David Makovsky, a member of the Obama administration's Middle East peace negotiations team, warned about what he called the familiar blame game.

"I am just worried about some of the public statements I'm seeing makes me think that, you know, people are positioning themselves for failure more than striving for success," Makovsky said.

He said the "good news" is that the Trump administration appears to still have some leverage.

"Neither Palestinians nor the Israelis want to be seen as saying no to Trump," he said. "My fear is that the way to square the circle for the parties to not say no to Trump — and yet not expend political capital — is to say, 'The other side is saying no to Trump.' "
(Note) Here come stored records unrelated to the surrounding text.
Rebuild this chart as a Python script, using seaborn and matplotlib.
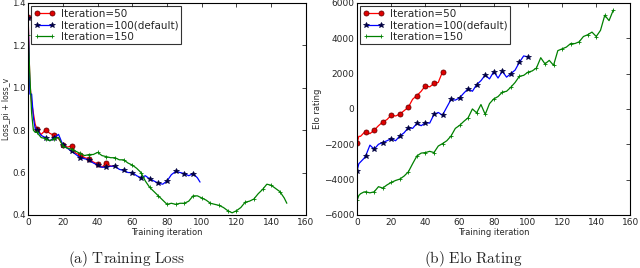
import numpy as np
import matplotlib
matplotlib.use("Agg")
import matplotlib.pyplot as plt
import seaborn as sns

# iteration grids
loss_x_50 = np.concatenate([[0, 1, 2, 3, 4], np.arange(5, 48, 2.5), [49]])
loss_x_100 = np.concatenate([[0, 1, 2, 3, 4], np.arange(5, 98, 2.5), [99]])
loss_x_150 = np.concatenate([[0, 1, 2, 3, 4], np.arange(5, 148, 2.5), [149]])
elo_x_50 = np.concatenate([[0, 1, 2, 3, 4], np.arange(5, 50.1, 2.5)])
elo_x_100 = np.concatenate([[0, 1, 2, 3, 4], np.arange(5, 100.1, 2.5)])
elo_x_150 = np.concatenate([[0, 1, 2, 3, 4], np.arange(5, 150.1, 2.5)])

# Training loss (Loss_pi + loss_v)
loss_50 = [1.335, 1.02, 0.93, 0.88, 0.83, 0.805, 0.78, 0.80, 0.785, 0.775, 0.76, 0.73,
           0.72, 0.725, 0.69, 0.685, 0.67, 0.665, 0.65, 0.64, 0.625, 0.645, 0.63, 0.63]
loss_100 = [1.33, 0.97, 0.97, 0.86, 0.81, 0.80, 0.775, 0.765, 0.75, 0.765, 0.78, 0.73,
            0.715, 0.70, 0.685, 0.67, 0.665, 0.66, 0.645, 0.635, 0.625, 0.625, 0.63, 0.63,
            0.615, 0.61, 0.60, 0.60, 0.585, 0.575, 0.585, 0.57, 0.56, 0.55, 0.545, 0.56,
            0.59, 0.605, 0.60, 0.595, 0.585, 0.595, 0.575, 0.555]
loss_150 = [1.25, 1.05, 0.88, 0.80, 0.79, 0.79, 0.765, 0.76, 0.75, 0.76, 0.765, 0.725,
            0.715, 0.71, 0.70, 0.69, 0.68, 0.685, 0.685, 0.695, 0.68, 0.675, 0.67, 0.67,
            0.66, 0.66, 0.645, 0.635, 0.62, 0.60, 0.56, 0.53, 0.51, 0.49, 0.47, 0.45,
            0.455, 0.45, 0.455, 0.455, 0.465, 0.49, 0.49, 0.48, 0.47, 0.455, 0.45, 0.445,
            0.435, 0.42, 0.41, 0.42, 0.435, 0.46, 0.465, 0.475, 0.50, 0.52, 0.545, 0.54,
            0.525, 0.51, 0.48, 0.455]

# Elo rating
elo_50 = [-1950, -1550, -1550, -1450, -1350, -1290, -1400, -1200, -950, -740, -600, -350,
          -400, -290, -100, 100, 550, 760, 1000, 1320, 1250, 1450, 1500, 2100]
elo_100 = [-3500, -3100, -3000, -2900, -2800, -2660, -2050, -2280, -2000, -1900, -1800,
           -1680, -1800, -1530, -1350, -1060, -1100, -820, -950, -780, -800, -310, -200,
           -350, 100, 540, 500, 630, 900, 1140, 1000, 1380, 1600, 1920, 1700, 2110, 1750,
           2130, 1800, 2000, 2200, 2640, 3000, 2950]
elo_150 = [-5170, -4900, -4800, -4750, -4700, -4690, -4750, -4690, -4400, -4480, -4300,
           -4160, -4050, -3970, -3800, -3560, -3100, -2660, -2500, -2470, -2400, -2470,
           -2100, -1960, -1800, -1530, -1100, -930, -700, -500, 0, -220, 250, -310, 300,
           570, 700, 950, 1000, 1230, 1500, 1850, 1900, 2080, 2150, 2320, 2900, 2550, 2750,
           2470, 3300, 3400, 3500, 3700, 3700, 3800, 4100, 4200, 4350, 4100, 4450, 5300,
           5000, 5600]

labels = ["Iteration=50", "Iteration=100(default)", "Iteration=150"]
colors = ["#ff0000", "#0000ff", "#008000"]
marker_styles = [
    dict(marker="o", markersize=3.6, markerfacecolor="#e00000", markeredgecolor="#700000",
         markeredgewidth=0.6),
    dict(marker="*", markersize=4, markerfacecolor="#000040", markeredgecolor="#000040",
         markeredgewidth=0.5),
    dict(marker="+", markersize=3, markeredgecolor="#008000", markeredgewidth=0.6),
]

sns.set_style("white")
plt.rcParams["font.family"] = ["DejaVu Sans"]
plt.rcParams["mathtext.fontset"] = "cm"

fig = plt.figure(figsize=(6.4, 2.68), dpi=100)
ax1 = fig.add_axes([0.044, 0.198, 0.434, 0.791])
ax2 = fig.add_axes([0.558, 0.198, 0.427, 0.791])


def every5(x):
    return [i for i, v in enumerate(x) if np.isclose(v % 5, 0)]


def draw(ax, xs, ys):
    for x, y, lab, col, ms in zip(xs, ys, labels, colors, marker_styles):
        sns.lineplot(x=x, y=y, ax=ax, color=col, linewidth=0.9, label=lab,
                     markevery=every5(x), sort=False, estimator=None, **ms)
    ax.set_xlim(0, 160)
    ax.set_xticks(range(0, 161, 20))
    ax.set_xlabel("Training iteration", fontsize=6, labelpad=1)
    ax.tick_params(direction="in", top=True, right=True, labelsize=6.5,
                   length=3, width=0.6, pad=2)
    for sp in ax.spines.values():
        sp.set_color("black")
        sp.set_linewidth(0.8)
    leg = ax.legend(loc="upper left", fontsize=7.5, frameon=True, fancybox=False,
                    borderaxespad=0.3, handlelength=2.0, labelspacing=0.15,
                    borderpad=0.25, numpoints=2, handletextpad=0.6)
    leg.get_frame().set_edgecolor("black")
    leg.get_frame().set_linewidth(0.8)


draw(ax1, [loss_x_50, loss_x_100, loss_x_150], [loss_50, loss_100, loss_150])
ax1.set_ylim(0.4, 1.4)
ax1.set_yticks([0.4, 0.6, 0.8, 1.0, 1.2, 1.4])
ax1.tick_params(axis="y", pad=1.5, labelsize=6.2)
ax1.set_ylabel("Loss_pi + loss_v", fontsize=5.5)
ax1.yaxis.set_label_coords(-0.062, 0.5)

draw(ax2, [elo_x_50, elo_x_100, elo_x_150], [elo_50, elo_100, elo_150])
ax2.set_ylim(-6000, 6000)
ax2.set_yticks(range(-6000, 6001, 2000))
ax2.set_ylabel("Elo rating", fontsize=6, labelpad=1)

fig.text(0.198, 0.018, r"$\mathrm{(a)\ Training\ Loss}$", ha="center", fontsize=11)
fig.text(0.74, 0.018, r"$\mathrm{(b)\ Elo\ Rating}$", ha="center", fontsize=11)

fig.savefig("out.png", dpi=100)
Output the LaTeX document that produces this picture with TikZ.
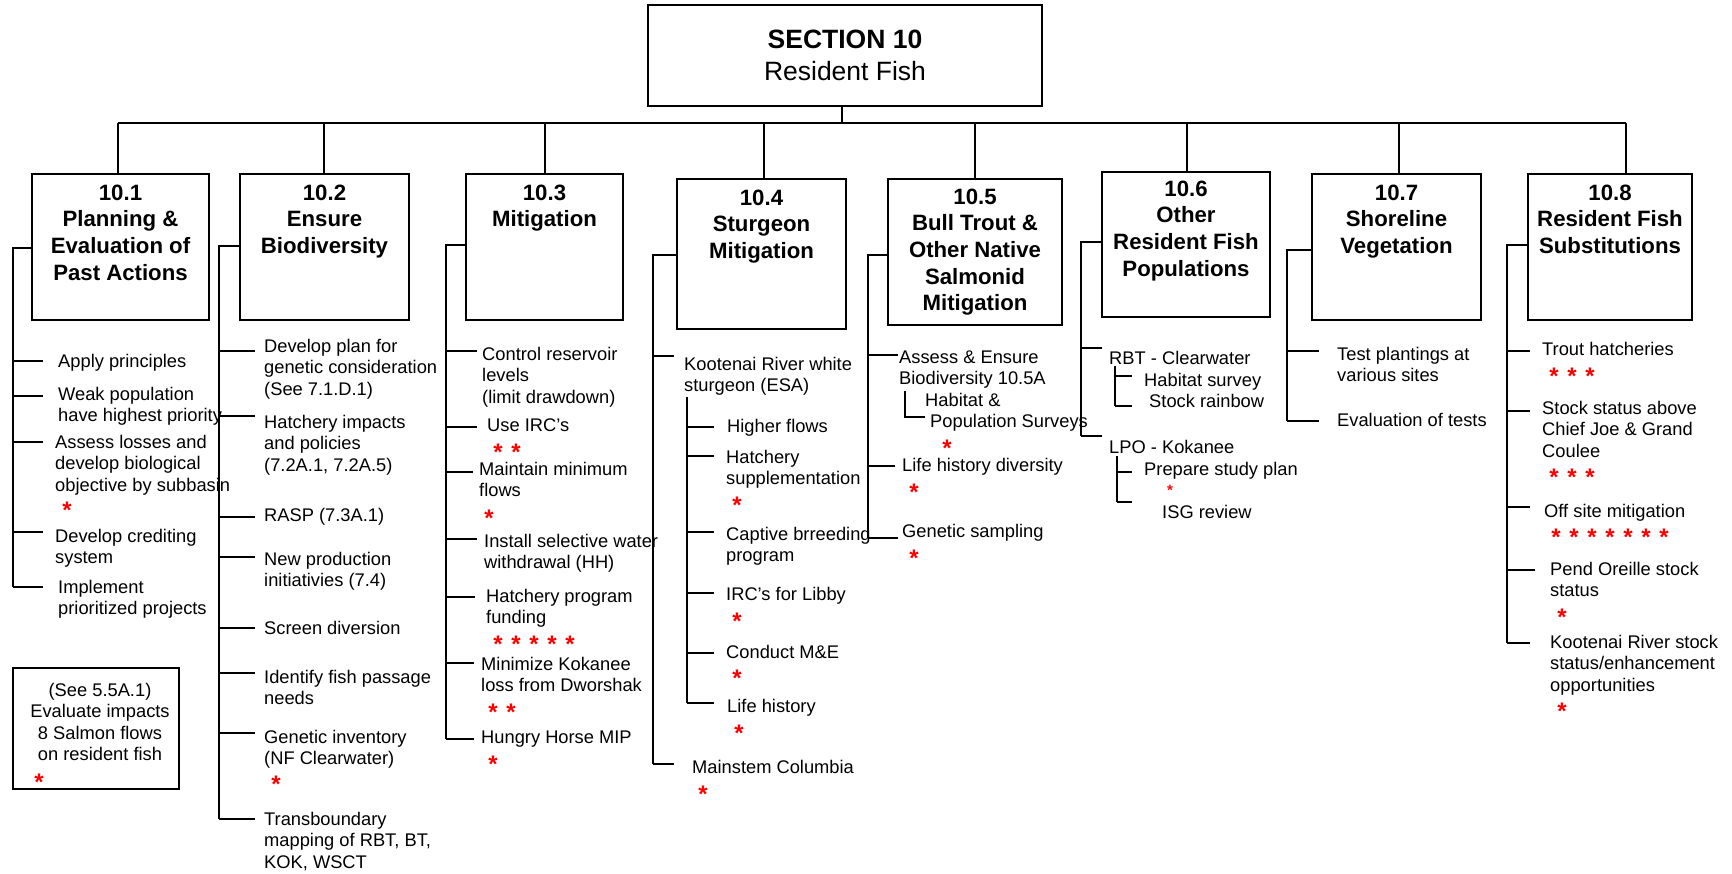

In other words, Makovsky said, "They want to blame each other without blaming Washington."

With Netanyahu and Abbas so distrustful of each other, he said, an "ultimate deal," as Trump has put it, is unlikely.

Instead, it might be possible to take small steps toward peace — like Israel freezing settlement construction deep inside the West Bank, where a Palestinian state would be built, or the Palestinian Authority cutting financial benefits to Palestinian prisoners held by Israel for committing attacks against Israelis.

"It might not be as glamorous as a grand deal," Makovsky said. "But I do think you can move the ball."